● **WORK TO COMPLETE**: Begin with the line that contains "Recreate this image", end with the line that contains "from bokeh.resources import INLINE", and extract exactly that stretch of lines.

● **DATA IN THIS EXERCISE**:

=-=-=

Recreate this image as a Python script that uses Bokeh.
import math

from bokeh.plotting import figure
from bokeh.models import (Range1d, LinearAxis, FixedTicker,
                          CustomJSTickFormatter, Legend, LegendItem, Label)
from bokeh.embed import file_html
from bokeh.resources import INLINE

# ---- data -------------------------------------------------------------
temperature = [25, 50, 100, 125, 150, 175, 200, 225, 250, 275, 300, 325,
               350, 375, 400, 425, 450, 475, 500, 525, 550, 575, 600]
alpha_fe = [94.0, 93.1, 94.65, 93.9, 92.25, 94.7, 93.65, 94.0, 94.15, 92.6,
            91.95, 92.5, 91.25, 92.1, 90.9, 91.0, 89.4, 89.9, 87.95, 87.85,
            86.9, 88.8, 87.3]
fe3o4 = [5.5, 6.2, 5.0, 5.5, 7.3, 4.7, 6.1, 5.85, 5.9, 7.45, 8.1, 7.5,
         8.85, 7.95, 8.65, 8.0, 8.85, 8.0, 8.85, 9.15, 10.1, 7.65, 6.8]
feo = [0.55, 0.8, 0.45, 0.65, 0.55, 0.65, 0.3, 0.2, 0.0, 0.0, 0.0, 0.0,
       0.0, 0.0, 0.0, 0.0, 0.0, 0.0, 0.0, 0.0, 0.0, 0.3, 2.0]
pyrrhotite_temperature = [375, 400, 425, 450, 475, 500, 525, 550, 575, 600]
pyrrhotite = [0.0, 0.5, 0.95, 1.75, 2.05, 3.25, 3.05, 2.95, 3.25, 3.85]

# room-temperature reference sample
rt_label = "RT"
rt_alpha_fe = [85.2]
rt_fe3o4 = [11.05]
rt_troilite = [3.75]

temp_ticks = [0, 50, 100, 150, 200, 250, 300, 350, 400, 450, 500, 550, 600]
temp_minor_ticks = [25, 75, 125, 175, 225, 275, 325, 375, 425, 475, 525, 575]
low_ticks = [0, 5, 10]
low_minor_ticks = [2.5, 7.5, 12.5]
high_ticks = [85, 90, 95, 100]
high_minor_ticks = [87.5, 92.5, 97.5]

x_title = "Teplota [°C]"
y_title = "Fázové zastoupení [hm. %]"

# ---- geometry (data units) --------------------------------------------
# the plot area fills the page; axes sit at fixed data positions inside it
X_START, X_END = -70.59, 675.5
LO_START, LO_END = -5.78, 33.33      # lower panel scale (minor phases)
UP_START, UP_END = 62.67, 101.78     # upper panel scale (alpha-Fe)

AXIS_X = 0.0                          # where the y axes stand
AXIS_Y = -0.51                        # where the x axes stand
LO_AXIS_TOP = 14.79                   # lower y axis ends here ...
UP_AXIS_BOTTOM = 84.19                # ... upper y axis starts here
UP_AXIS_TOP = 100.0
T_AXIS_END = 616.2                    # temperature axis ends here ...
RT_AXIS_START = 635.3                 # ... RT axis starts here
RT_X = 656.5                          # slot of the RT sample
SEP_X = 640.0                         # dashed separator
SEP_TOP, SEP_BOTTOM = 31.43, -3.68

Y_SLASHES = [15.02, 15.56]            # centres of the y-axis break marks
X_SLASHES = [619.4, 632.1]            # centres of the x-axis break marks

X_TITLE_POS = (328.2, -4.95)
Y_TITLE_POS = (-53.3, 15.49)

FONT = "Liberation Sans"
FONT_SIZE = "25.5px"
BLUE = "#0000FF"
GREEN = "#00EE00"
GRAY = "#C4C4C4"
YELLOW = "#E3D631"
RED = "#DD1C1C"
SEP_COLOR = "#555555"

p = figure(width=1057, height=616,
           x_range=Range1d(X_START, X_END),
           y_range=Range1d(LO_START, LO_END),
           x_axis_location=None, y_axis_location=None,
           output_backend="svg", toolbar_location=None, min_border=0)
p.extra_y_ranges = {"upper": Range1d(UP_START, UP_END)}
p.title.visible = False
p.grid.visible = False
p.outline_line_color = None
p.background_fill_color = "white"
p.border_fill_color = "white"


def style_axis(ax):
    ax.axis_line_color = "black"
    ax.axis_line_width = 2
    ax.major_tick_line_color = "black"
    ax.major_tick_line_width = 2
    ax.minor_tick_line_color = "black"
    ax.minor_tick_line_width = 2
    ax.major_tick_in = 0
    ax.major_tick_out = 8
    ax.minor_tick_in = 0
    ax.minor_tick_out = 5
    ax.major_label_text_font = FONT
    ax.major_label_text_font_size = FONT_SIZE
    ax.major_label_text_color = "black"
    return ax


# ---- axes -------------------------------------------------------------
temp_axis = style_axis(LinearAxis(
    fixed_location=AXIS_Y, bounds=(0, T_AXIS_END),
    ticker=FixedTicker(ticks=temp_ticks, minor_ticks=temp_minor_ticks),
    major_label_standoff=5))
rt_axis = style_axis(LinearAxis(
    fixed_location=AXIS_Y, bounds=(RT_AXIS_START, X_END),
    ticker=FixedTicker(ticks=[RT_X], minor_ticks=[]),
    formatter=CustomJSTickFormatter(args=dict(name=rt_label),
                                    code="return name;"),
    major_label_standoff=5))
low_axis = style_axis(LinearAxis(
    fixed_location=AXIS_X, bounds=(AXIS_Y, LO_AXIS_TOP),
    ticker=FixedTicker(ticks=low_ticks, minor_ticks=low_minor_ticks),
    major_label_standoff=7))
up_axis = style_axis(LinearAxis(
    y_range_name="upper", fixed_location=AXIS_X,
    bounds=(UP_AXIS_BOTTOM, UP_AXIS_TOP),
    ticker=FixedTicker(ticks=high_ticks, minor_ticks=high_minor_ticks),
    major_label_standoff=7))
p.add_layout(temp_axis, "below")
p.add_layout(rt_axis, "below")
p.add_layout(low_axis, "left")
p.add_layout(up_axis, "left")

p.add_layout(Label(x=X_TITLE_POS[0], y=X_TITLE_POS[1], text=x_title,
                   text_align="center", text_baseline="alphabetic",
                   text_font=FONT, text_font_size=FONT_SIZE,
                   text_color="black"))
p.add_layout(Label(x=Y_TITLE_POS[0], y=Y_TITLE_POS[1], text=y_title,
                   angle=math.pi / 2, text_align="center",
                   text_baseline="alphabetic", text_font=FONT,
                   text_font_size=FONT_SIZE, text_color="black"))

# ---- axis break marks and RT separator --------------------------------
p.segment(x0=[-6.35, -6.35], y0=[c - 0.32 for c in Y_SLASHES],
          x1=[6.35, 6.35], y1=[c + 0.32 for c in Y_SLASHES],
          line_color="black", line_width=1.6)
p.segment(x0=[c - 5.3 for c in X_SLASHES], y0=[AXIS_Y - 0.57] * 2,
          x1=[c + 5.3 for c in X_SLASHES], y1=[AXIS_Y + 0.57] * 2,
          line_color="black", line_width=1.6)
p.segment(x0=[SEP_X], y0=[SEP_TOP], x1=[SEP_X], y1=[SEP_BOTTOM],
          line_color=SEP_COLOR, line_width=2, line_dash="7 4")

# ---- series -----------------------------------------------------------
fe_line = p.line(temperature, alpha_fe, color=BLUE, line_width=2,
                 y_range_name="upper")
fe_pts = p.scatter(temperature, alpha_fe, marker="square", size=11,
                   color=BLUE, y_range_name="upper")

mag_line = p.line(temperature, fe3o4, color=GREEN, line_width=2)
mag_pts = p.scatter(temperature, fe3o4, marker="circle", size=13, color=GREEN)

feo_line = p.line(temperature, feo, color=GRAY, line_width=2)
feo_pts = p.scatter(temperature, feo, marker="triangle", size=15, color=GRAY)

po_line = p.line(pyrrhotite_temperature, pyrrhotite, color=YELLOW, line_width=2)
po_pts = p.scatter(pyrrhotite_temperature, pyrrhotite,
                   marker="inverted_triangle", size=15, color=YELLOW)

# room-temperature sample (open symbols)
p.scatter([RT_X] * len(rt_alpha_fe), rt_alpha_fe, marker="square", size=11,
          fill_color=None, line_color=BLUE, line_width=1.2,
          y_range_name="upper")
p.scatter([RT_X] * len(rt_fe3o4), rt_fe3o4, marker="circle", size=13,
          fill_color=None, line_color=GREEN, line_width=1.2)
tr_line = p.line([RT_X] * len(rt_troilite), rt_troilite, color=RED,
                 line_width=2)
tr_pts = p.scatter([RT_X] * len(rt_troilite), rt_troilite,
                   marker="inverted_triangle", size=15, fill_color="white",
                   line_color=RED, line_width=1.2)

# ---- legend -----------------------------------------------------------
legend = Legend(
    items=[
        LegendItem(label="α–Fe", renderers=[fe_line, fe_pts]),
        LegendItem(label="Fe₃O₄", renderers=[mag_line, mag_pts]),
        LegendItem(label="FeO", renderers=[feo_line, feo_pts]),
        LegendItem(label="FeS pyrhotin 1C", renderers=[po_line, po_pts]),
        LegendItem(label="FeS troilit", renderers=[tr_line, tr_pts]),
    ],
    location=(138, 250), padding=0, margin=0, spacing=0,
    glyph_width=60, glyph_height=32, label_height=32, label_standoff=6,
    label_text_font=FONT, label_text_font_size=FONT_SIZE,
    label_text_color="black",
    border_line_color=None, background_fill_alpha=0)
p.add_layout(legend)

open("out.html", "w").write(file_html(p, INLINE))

=-=-=

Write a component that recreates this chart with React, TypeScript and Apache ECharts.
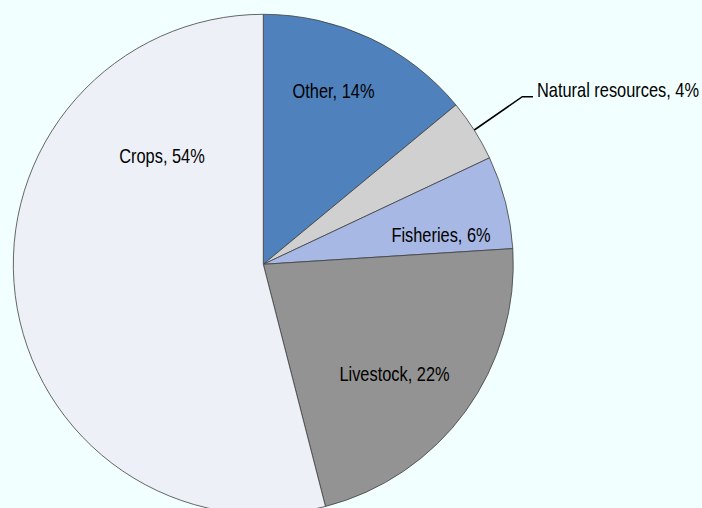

=-=-=

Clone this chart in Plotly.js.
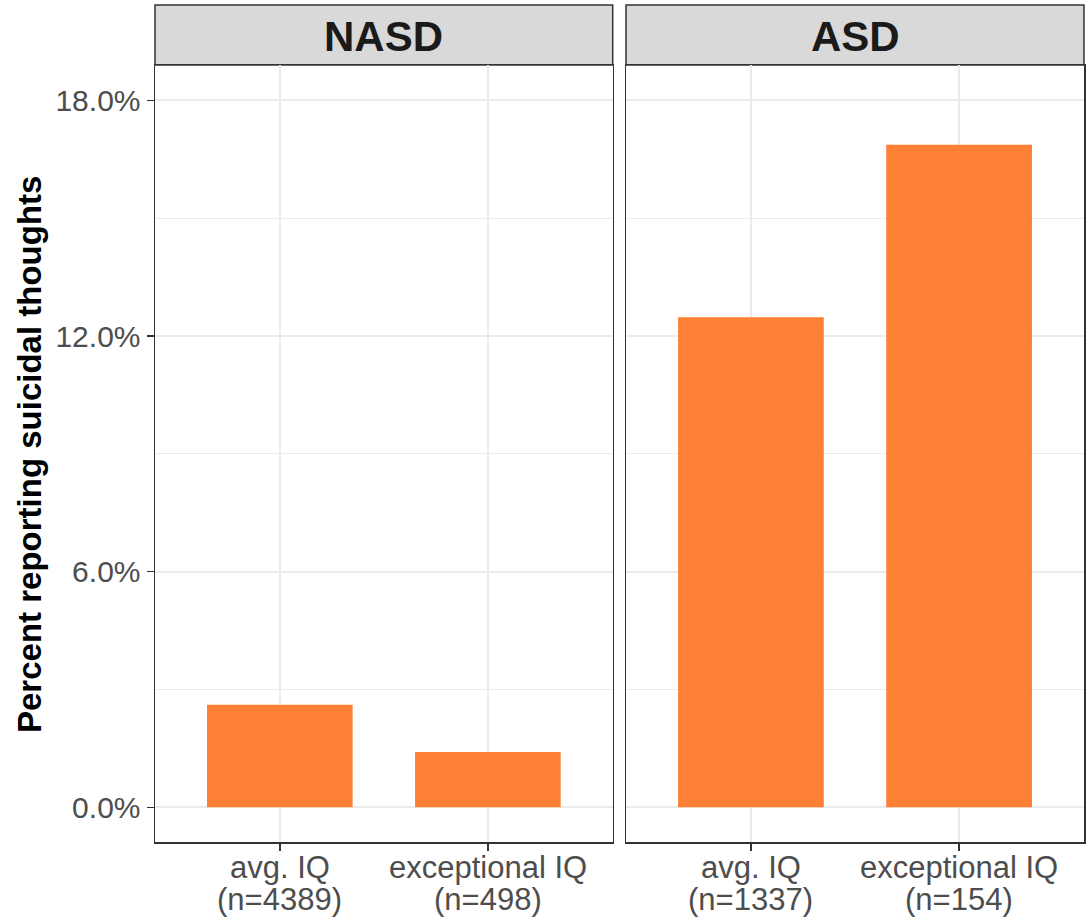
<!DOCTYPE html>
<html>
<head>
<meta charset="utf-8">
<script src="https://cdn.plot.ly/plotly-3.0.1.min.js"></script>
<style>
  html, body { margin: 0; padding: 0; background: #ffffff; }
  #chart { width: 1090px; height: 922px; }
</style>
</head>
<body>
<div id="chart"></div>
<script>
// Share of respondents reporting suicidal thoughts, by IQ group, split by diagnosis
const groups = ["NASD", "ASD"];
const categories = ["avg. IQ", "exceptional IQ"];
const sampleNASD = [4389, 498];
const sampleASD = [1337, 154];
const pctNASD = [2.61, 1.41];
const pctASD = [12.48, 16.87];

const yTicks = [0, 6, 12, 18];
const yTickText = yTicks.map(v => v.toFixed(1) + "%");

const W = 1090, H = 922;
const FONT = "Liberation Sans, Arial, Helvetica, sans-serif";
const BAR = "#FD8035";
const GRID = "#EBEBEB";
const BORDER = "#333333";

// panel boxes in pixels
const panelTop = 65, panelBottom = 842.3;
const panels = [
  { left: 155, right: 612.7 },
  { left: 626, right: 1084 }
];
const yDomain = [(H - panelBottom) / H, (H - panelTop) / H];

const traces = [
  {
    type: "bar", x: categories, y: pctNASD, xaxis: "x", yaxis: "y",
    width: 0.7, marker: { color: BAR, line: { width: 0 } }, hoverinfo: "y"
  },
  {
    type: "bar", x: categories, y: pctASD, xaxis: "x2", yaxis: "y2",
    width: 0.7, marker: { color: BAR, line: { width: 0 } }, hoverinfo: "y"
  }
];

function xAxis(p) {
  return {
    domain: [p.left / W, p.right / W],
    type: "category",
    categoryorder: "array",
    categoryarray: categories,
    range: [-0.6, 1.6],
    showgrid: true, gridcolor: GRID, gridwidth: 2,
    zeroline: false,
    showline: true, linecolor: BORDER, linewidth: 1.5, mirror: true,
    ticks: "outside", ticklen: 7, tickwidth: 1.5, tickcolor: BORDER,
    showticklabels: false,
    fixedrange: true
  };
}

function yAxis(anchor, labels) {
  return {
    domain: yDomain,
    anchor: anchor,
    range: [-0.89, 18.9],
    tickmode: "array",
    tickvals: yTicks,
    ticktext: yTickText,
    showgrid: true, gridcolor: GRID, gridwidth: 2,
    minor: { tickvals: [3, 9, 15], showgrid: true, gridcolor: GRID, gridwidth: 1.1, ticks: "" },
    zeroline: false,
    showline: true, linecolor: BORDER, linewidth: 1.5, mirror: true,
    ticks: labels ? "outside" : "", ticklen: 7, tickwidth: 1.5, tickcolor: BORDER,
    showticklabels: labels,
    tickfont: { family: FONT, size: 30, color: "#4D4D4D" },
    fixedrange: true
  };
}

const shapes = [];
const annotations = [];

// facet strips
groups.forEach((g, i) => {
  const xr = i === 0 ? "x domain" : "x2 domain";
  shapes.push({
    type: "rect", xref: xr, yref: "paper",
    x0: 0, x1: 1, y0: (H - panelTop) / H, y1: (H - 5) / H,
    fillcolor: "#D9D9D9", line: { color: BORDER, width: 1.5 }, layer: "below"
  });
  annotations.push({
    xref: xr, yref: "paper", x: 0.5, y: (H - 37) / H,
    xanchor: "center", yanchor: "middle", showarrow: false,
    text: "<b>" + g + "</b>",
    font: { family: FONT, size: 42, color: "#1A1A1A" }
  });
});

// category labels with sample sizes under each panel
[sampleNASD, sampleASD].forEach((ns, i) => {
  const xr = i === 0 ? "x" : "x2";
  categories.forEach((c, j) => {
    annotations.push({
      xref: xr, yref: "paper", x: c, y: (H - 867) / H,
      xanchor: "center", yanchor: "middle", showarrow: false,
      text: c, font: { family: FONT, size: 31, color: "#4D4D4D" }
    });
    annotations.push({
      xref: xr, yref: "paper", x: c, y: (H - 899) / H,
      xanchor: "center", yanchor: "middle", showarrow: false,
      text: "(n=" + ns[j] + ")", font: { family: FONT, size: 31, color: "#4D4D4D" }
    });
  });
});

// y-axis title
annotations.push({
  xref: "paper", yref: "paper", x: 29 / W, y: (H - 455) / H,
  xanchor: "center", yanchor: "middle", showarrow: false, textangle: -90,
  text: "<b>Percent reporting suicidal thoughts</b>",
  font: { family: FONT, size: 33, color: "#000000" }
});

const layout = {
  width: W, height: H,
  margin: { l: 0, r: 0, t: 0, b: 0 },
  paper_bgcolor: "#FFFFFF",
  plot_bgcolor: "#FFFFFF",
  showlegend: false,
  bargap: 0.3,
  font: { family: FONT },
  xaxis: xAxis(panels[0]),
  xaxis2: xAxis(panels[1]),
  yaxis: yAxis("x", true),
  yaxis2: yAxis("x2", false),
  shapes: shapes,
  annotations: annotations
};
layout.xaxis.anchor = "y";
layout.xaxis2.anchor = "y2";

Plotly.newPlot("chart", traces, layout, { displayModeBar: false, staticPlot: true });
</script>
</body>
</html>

=-=-=

● **FINAL RESULT**:
Recreate this image as a Python script that uses Bokeh.
import math

from bokeh.plotting import figure
from bokeh.models import (Range1d, LinearAxis, FixedTicker,
                          CustomJSTickFormatter, Legend, LegendItem, Label)
from bokeh.embed import file_html
from bokeh.resources import INLINE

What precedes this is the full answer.